Using any simulator will never be exactly the same as real trading. One reason is that a simulator will always execute your trades at the exact price you want, but that may not always happen in real life.
For example, if you place a limit order to buy 1000 shares of a stock at 10.50, and the price drops down to exactly 10.50, then the simulator will execute your trade and you will have 1000 shares at 10.50. But in real life, the price of the stock may drop to 10.50, but other people may have buy orders ahead of you. If the price of the stock drops to 10.50 but then starts going up again, you may not get all the shares that you wanted (or you may not even get any shares at all) due to the fact that people were ahead of you.
In real trading there is also slippage, which you don't see in a simulator. For example, if you have a stop order to sell 1000 shares of a stock if it drops to 7.50, then the simulator will sell all 1000 shares at 7.50 if the price drops to 7.50. But in real trading, if the price drops to 7.50, then you may not be able to sell all 1000 shares at 7.50 if there's not enough liquidity or the market is moving very fast. You may end up selling 100 shares at 7.50, 100 shares at 7.49, 100 shares at 7.48, 50 shares at 7.47, 50 shares at 7.46, 200 shares at 7.45, and 400 shares at 7.44.
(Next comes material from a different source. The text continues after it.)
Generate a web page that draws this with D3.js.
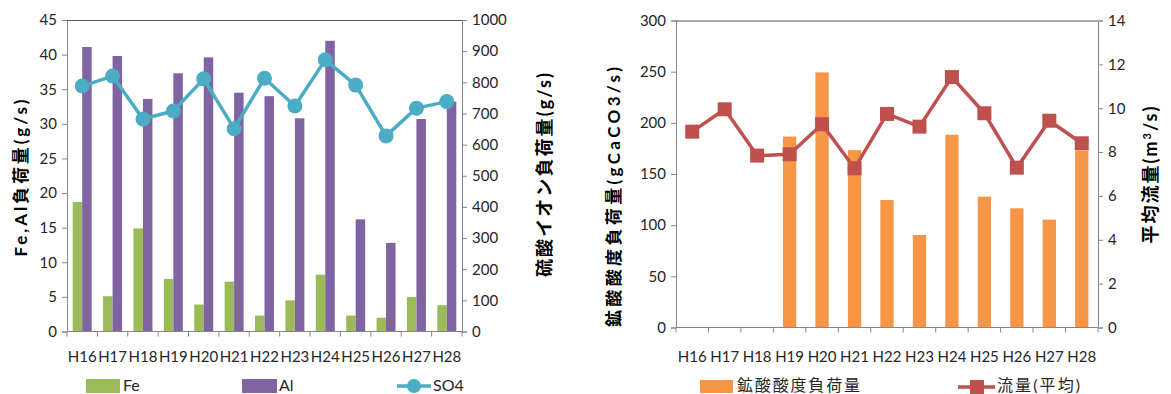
<!DOCTYPE html>
<html><head><meta charset="utf-8">
<script src="https://cdn.jsdelivr.net/npm/d3@7"></script>
<style>
body{margin:0;background:#fff;}
svg{display:block;font-family:Lato,"Noto Sans CJK JP",sans-serif;}
.tick text{font-size:15px;fill:#262626;font-family:Lato,"Noto Sans CJK JP",sans-serif;}
</style></head>
<body><svg id="c" width="1171" height="394"></svg>
<script>
const years = ["H16","H17","H18","H19","H20","H21","H22","H23","H24","H25","H26","H27","H28"];
const fe = [18.7,5.1,14.9,7.6,3.9,7.2,2.3,4.5,8.2,2.3,2.0,5.0,3.8];
const al = [41.1,39.8,33.6,37.3,39.6,34.5,34.0,30.8,42.0,16.2,12.8,30.7,33.2];
const so4 = [788,820,682,708,811,651,813,724,872,791,628,717,738];
const acid = [null,null,null,186.6,249.3,173.3,124.6,90.4,188.3,127.9,116.5,105.4,172.9];
const flow = [8.93,9.95,7.84,7.90,9.27,7.26,9.74,9.16,11.42,9.77,7.29,9.43,8.40];
const leftTicks1 = [0,5,10,15,20,25,30,35,40,45];
const rightTicks1 = [0,100,200,300,400,500,600,700,800,900,1000];
const leftTicks2 = [0,50,100,150,200,250,300];
const rightTicks2 = [0,2,4,6,8,10,12,14];

const C = {fe:"#9BBB59", al:"#8064A2", so4:"#4BACC6", acid:"#F79646", flow:"#C0504D", axis:"#868686"};
const svg = d3.select("#c");
const fmt = d3.format("d");

function frame(g, x0, x1, yT, yB, yL, yR, tL, tR, xs){
  g.append("g").attr("transform",`translate(${x0},0)`)
    .call(d3.axisLeft(yL).tickValues(tL).tickFormat(fmt).tickSize(5).tickPadding(5))
    .call(a=>{a.select(".domain").attr("stroke",C.axis);a.selectAll(".tick line").attr("stroke",C.axis);});
  g.append("g").attr("transform",`translate(${x1},0)`)
    .call(d3.axisRight(yR).tickValues(tR).tickFormat(fmt).tickSize(5).tickPadding(5))
    .call(a=>{a.select(".domain").attr("stroke",C.axis);a.selectAll(".tick line").attr("stroke",C.axis);});
  g.append("line").attr("x1",x0).attr("x2",x1).attr("y1",yT+0.5).attr("y2",yT+0.5).attr("stroke","#595959");
  g.append("line").attr("x1",x0).attr("x2",x1).attr("y1",yB).attr("y2",yB).attr("stroke",C.axis);
  const bounds = years.map(d=>xs(d)).concat([xs.range()[1]]);
  g.selectAll(".xt").data(bounds).join("line").attr("x1",d=>d).attr("x2",d=>d)
    .attr("y1",yB).attr("y2",yB+5).attr("stroke",C.axis);
}

// ---------- Left chart ----------
{
  const x0=67,x1=462,yT=20,yB=331.5;
  const g = svg.append("g");
  const x = d3.scaleBand().domain(years).range([x0,x1]).padding(0);
  const sub = d3.scaleBand().domain(["fe","al"]).range([0,x.bandwidth()]).paddingInner(0).paddingOuter(0.6);
  const yL = d3.scaleLinear().domain([0,45]).range([yB,yT]);
  const yR = d3.scaleLinear().domain([0,1000]).range([yB,yT]);
  g.selectAll(".fe").data(years).join("rect").attr("fill",C.fe)
    .attr("x",(d,i)=>x(d)+sub("fe")).attr("width",sub.bandwidth())
    .attr("y",(d,i)=>yL(fe[i])).attr("height",(d,i)=>yB-yL(fe[i]));
  g.selectAll(".al").data(years).join("rect").attr("fill",C.al)
    .attr("x",(d,i)=>x(d)+sub("al")).attr("width",sub.bandwidth())
    .attr("y",(d,i)=>yL(al[i])).attr("height",(d,i)=>yB-yL(al[i]));
  frame(g,x0,x1,yT,yB,yL,yR,leftTicks1,rightTicks1,x);
  const line = d3.line().x((d,i)=>x(years[i])+x.bandwidth()/2).y(d=>yR(d));
  g.append("path").attr("d",line(so4)).attr("fill","none").attr("stroke",C.so4).attr("stroke-width",3.5).attr("stroke-linejoin","round");
  g.selectAll(".sp").data(so4).join("circle").attr("cx",(d,i)=>x(years[i])+x.bandwidth()/2)
    .attr("cy",d=>yR(d)).attr("r",7.5).attr("fill",C.so4);
  g.selectAll(".xl").data(years).join("text").attr("x",d=>x(d)+x.bandwidth()/2).attr("y",362)
    .attr("text-anchor","middle").attr("font-size",15).attr("fill","#262626").text(d=>d);
  g.append("text").attr("transform","translate(27,178) rotate(-90)").attr("text-anchor","middle")
    .attr("font-size",17).attr("font-weight","bold").attr("textLength",157).attr("lengthAdjust","spacing").text("Fe,Al負荷量(g/s)");
  g.append("text").attr("transform","translate(551,175) rotate(-90)").attr("text-anchor","middle")
    .attr("font-size",18).attr("font-weight","bold").attr("textLength",204).attr("lengthAdjust","spacing").text("硫酸イオン負荷量(g/s)");
  // legend
  g.append("rect").attr("x",86).attr("y",379).attr("width",34).attr("height",14).attr("fill",C.fe);
  g.append("text").attr("x",123).attr("y",391).attr("font-size",16).attr("fill","#262626").text("Fe");
  g.append("rect").attr("x",242).attr("y",379).attr("width",35).attr("height",14).attr("fill",C.al);
  g.append("text").attr("x",279).attr("y",391).attr("font-size",16).attr("fill","#262626").text("Al");
  g.append("line").attr("x1",397).attr("x2",431).attr("y1",386).attr("y2",386).attr("stroke",C.so4).attr("stroke-width",3.5);
  g.append("circle").attr("cx",414).attr("cy",386).attr("r",7).attr("fill",C.so4);
  g.append("text").attr("x",433).attr("y",391).attr("font-size",16).attr("fill","#262626").text("SO4");
}

// ---------- Right chart ----------
{
  const x0=676,x1=1098,yT=20.5,yB=327.5;
  const g = svg.append("g");
  const x = d3.scaleBand().domain(years).range([x0,x1]).padding(0);
  const yL = d3.scaleLinear().domain([0,300]).range([yB,yT]);
  const yR = d3.scaleLinear().domain([0,14]).range([yB,yT]);
  const bw = x.bandwidth()*0.41;
  const ad = years.map((d,i)=>({y:d,v:acid[i]})).filter(d=>d.v!=null);
  g.selectAll(".ac").data(ad).join("rect").attr("fill",C.acid)
    .attr("x",d=>x(d.y)+(x.bandwidth()-bw)/2).attr("width",bw)
    .attr("y",d=>yL(d.v)).attr("height",d=>yB-yL(d.v));
  frame(g,x0,x1,yT,yB,yL,yR,leftTicks2,rightTicks2,x);
  const line = d3.line().x((d,i)=>x(years[i])+x.bandwidth()/2).y(d=>yR(d));
  g.append("path").attr("d",line(flow)).attr("fill","none").attr("stroke",C.flow).attr("stroke-width",3.5).attr("stroke-linejoin","round");
  g.selectAll(".fp").data(flow).join("rect").attr("x",(d,i)=>x(years[i])+x.bandwidth()/2-7)
    .attr("y",d=>yR(d)-7).attr("width",14).attr("height",14).attr("fill",C.flow);
  g.selectAll(".xl").data(years).join("text").attr("x",d=>x(d)+x.bandwidth()/2).attr("y",362)
    .attr("text-anchor","middle").attr("font-size",15).attr("fill","#262626").text(d=>d);
  g.append("text").attr("transform","translate(620,197) rotate(-90)").attr("text-anchor","middle")
    .attr("font-size",17).attr("font-weight","bold").attr("textLength",260).attr("lengthAdjust","spacing").text("鉱酸酸度負荷量(gCaCO3/s)");
  const t = g.append("text").attr("transform","translate(1157,174) rotate(-90)").attr("text-anchor","middle")
    .attr("font-size",18).attr("font-weight","bold").attr("letter-spacing",2);
  t.append("tspan").text("平均流量(m");
  t.append("tspan").attr("font-size",11).attr("dy",-6).text("3");
  t.append("tspan").attr("dy",6).text("/s)");
  // legend
  g.append("rect").attr("x",700).attr("y",380).attr("width",33).attr("height",13).attr("fill",C.acid);
  g.append("text").attr("x",737).attr("y",391).attr("font-size",16).attr("fill","#262626").attr("textLength",123).attr("lengthAdjust","spacing").text("鉱酸酸度負荷量");
  g.append("line").attr("x1",958).attr("x2",995).attr("y1",387).attr("y2",387).attr("stroke",C.flow).attr("stroke-width",3.5);
  g.append("rect").attr("x",970).attr("y",380).attr("width",14).attr("height",14).attr("fill",C.flow);
  g.append("text").attr("x",997).attr("y",391).attr("font-size",16).attr("fill","#262626").attr("textLength",83).attr("lengthAdjust","spacing").text("流量(平均)");
}
</script></body></html>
Another thing is that you don't experience the emotional aspect of trading with a simulator. If you buy a stock in a simulator and it goes down, it's not real money, so you may be more willing to hold it and wait for it to come back up. But if you are trading real money and the stock goes down, you may not be so willing to hold if it goes down. You may be more apt to sell the stock for a small loss before the loss gets too big.